I was somewhat startled, but when she began talking, I recognized her as the daughter of Eliyahu Chaim.3 She had traveled specifically to meet us. I was unable to bring her to our home, however, because I had to prepare food supplies for the next 24 hours and within an hour there would be nothing left.
She had been traveling for 48 hours—under the prevailing difficult conditions. She hadn’t been able to sleep at all in her extremely cramped seat. After arriving at the station, she had dragged herself more than a kilometer through the mud, and was now so exhausted that she had no strength to remain standing in the mud to wait for me. I asked the young son of a non-Jewish neighbor to direct her to our home, while I proceeded on my way.
After completing my errands, I returned home only to find she wasn’t there. The boy had sent her in the wrong direction, taking her far from our home, and I had to go out looking for her.
Working to save us
When Mendel Rabin—who had been staying with us, as I’ve mentioned—arrived in Alma-Ata, he and his brother Hirsh told their acquaintances about his visit to us. With tears in his eyes, he described our plight and the important steps they had taken to help us with what we needed, how for many reasons it was important to hurry and to find someone to bring us the documentation.
Obtaining all the necessary documents had been very difficult and had cost a fortune. They were “bought” and obtained only after extensive intercessions in various government offices. The funds for all this had been contributed privately by good friends. Some had donated tens of thousands of rubles, a large portion of their wealth.
The release documents were already signed by the government officials of the republic,4 so the task of bringing them to us could not be entrusted to just anyone. Nor would just anyone accept such a mission; being discovered with documents confirming an exile’s release before the end of his sentence would spell extreme danger for the courier and those who had worked to obtain them.
At various train stations—some of them on the line to where we lived—NKVD agents would board the trains and ask to see what the passengers were carrying on their person. Disobeying was never an option.
Personal risk in order to rescue us
At a meeting convened to decide how to proceed with rescue efforts, Bat-Sheva, on hearing for whom these efforts were required, immediately volunteered to take the risk and travel with the documents, as dangerous as it might be.

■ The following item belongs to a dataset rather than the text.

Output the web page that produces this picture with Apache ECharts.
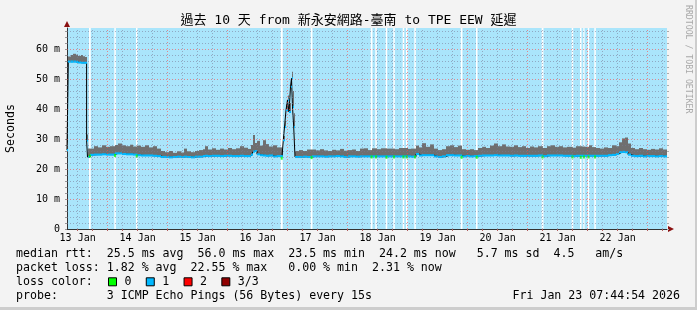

She stipulated, however, that her children be supported during her absence. She worked at a knitting factory, and asked that her daily production quota be completed and supplied to the factory, and its earnings used to support her children.
The Rabinov5 brothers accepted her proposal, which would enable the mission to be performed in the finest manner.

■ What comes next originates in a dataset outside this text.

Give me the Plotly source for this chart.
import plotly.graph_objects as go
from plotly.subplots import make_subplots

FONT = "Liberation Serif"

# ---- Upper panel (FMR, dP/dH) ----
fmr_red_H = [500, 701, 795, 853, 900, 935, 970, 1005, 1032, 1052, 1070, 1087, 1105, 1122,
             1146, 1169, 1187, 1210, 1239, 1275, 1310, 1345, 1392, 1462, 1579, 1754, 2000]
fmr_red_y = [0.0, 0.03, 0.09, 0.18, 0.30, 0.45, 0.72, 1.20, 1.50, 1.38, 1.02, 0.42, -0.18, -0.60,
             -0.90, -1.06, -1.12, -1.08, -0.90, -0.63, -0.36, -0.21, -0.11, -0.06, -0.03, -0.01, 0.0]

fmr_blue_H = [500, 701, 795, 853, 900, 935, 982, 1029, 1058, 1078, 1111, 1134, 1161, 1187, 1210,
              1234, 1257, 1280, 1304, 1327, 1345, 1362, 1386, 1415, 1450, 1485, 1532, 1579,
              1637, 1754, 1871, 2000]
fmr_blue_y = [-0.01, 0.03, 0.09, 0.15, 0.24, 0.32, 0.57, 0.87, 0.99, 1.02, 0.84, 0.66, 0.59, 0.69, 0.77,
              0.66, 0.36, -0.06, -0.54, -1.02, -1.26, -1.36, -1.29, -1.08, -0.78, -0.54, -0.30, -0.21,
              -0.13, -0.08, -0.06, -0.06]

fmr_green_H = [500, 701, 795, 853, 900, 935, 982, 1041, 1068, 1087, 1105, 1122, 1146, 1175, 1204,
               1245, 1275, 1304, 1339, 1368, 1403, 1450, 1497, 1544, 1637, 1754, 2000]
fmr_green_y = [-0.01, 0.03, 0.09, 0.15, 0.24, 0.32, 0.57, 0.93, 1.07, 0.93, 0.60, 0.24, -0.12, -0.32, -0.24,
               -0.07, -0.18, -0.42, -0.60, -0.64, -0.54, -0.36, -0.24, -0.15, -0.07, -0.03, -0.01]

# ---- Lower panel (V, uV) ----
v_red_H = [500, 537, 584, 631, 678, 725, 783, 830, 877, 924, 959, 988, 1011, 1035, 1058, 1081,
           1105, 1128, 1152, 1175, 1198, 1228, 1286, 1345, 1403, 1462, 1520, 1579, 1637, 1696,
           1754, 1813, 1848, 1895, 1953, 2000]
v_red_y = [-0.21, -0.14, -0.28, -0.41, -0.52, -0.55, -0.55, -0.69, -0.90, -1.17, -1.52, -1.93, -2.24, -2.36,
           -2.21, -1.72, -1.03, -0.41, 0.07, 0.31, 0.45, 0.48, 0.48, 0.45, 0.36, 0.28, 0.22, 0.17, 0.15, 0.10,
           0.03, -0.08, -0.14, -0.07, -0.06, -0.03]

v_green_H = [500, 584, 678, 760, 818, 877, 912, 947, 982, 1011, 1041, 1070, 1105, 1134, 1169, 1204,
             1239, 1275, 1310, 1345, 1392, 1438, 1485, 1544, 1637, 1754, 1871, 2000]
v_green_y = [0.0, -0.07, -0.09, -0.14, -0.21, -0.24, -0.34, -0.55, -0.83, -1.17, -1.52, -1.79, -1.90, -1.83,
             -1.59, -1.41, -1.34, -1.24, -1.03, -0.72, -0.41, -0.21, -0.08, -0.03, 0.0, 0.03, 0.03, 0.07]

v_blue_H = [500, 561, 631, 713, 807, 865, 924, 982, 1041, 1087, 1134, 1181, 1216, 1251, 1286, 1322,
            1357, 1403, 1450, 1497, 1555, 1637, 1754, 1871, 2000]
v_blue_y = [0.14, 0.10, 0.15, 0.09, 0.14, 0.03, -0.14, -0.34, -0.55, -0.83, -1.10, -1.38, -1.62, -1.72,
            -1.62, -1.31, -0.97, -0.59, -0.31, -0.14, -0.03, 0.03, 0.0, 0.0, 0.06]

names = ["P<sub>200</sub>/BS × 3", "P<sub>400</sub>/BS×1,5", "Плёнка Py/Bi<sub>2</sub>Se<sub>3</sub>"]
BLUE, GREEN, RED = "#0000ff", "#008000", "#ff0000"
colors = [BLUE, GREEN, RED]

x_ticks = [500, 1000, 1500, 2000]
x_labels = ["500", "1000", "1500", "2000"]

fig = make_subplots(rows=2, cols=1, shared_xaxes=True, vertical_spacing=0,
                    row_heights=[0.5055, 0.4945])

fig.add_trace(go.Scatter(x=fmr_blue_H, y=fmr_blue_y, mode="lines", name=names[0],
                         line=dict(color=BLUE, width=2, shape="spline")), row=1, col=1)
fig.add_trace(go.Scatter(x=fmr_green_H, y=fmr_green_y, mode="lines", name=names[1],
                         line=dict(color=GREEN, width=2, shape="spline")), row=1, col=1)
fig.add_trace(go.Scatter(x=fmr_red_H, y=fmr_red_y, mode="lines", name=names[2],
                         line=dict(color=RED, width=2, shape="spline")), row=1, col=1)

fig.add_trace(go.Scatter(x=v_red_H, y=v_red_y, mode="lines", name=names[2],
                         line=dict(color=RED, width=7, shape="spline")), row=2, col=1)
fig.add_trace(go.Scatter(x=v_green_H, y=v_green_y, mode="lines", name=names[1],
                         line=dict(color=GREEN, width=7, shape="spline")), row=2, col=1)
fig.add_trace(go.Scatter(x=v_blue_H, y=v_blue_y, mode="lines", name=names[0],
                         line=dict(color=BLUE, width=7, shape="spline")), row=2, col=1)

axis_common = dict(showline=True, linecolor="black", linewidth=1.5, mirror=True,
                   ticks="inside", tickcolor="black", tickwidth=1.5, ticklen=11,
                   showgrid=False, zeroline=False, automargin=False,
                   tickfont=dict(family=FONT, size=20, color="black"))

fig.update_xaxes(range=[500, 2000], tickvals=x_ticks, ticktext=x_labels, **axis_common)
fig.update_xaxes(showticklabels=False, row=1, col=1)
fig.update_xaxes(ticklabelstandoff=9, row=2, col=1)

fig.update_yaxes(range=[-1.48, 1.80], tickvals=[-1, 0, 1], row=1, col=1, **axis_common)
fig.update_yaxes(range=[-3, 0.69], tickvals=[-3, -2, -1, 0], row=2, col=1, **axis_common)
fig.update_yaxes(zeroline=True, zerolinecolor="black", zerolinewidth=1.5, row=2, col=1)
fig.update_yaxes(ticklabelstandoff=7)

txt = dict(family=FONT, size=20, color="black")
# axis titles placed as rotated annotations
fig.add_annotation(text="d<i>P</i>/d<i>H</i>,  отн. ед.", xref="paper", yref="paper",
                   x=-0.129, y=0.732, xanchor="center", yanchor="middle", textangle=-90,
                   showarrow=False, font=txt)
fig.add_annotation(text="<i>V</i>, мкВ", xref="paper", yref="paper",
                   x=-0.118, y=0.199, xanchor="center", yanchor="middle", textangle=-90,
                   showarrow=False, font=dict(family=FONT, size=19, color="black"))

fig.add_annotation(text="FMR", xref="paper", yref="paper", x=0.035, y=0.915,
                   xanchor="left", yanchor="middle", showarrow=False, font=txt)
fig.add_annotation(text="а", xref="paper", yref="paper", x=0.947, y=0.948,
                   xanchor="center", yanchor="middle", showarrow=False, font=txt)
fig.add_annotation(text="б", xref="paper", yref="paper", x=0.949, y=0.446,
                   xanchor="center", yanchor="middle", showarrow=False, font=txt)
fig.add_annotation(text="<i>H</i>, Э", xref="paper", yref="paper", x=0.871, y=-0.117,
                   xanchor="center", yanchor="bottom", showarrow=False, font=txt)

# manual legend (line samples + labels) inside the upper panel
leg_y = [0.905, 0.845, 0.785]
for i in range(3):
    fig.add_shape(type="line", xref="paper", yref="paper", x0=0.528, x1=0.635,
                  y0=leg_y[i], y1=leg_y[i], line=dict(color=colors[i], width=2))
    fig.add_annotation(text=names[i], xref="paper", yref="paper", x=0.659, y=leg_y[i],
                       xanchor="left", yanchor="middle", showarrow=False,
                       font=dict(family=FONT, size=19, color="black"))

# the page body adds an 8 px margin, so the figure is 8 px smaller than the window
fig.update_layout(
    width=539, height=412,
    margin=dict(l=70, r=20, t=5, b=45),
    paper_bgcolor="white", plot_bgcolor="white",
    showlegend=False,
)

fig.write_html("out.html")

At work, she supervised an entire team. The factory manager provided her with documents stating that she was traveling on behalf of the factory to purchase materials, and he delegated someone else to supervise the workgroup during her absence.
When she confided to him the purpose of her trip, he immediately responded that he had heard of this personage—my husband—and in order to rescue him he was prepared even to place himself in peril. He asked, of course, that the mission be carried out in utmost secrecy. This was very important for everyone—for those helping and for those being helped.
Thus, everything required for enabling us to relocate at the end of the five-year sentence was arranged. Official documents were prepared and signed by our “daughter,” accepting responsibility to provide the elderly L. Schneerson and his wife, who were incapable of working, with a residence and support for food and clothing. We had no daughter, of course; it was Rabin’s wife who assumed this identity and signed the documents.
All this had to be authorized at the highest levels to ensure that lower level bureaucrats would not stand in the way when their services would be needed. To accomplish this, complete strangers expended unimaginably large sums of money. Issuing such documents was strictly illegal and was accomplished only with hefty bribes.
Bat-Sheva had now made the trip to us with all these authorizations, thinking everything could be arranged within a few weeks, and that we would all be able to leave together before Passover.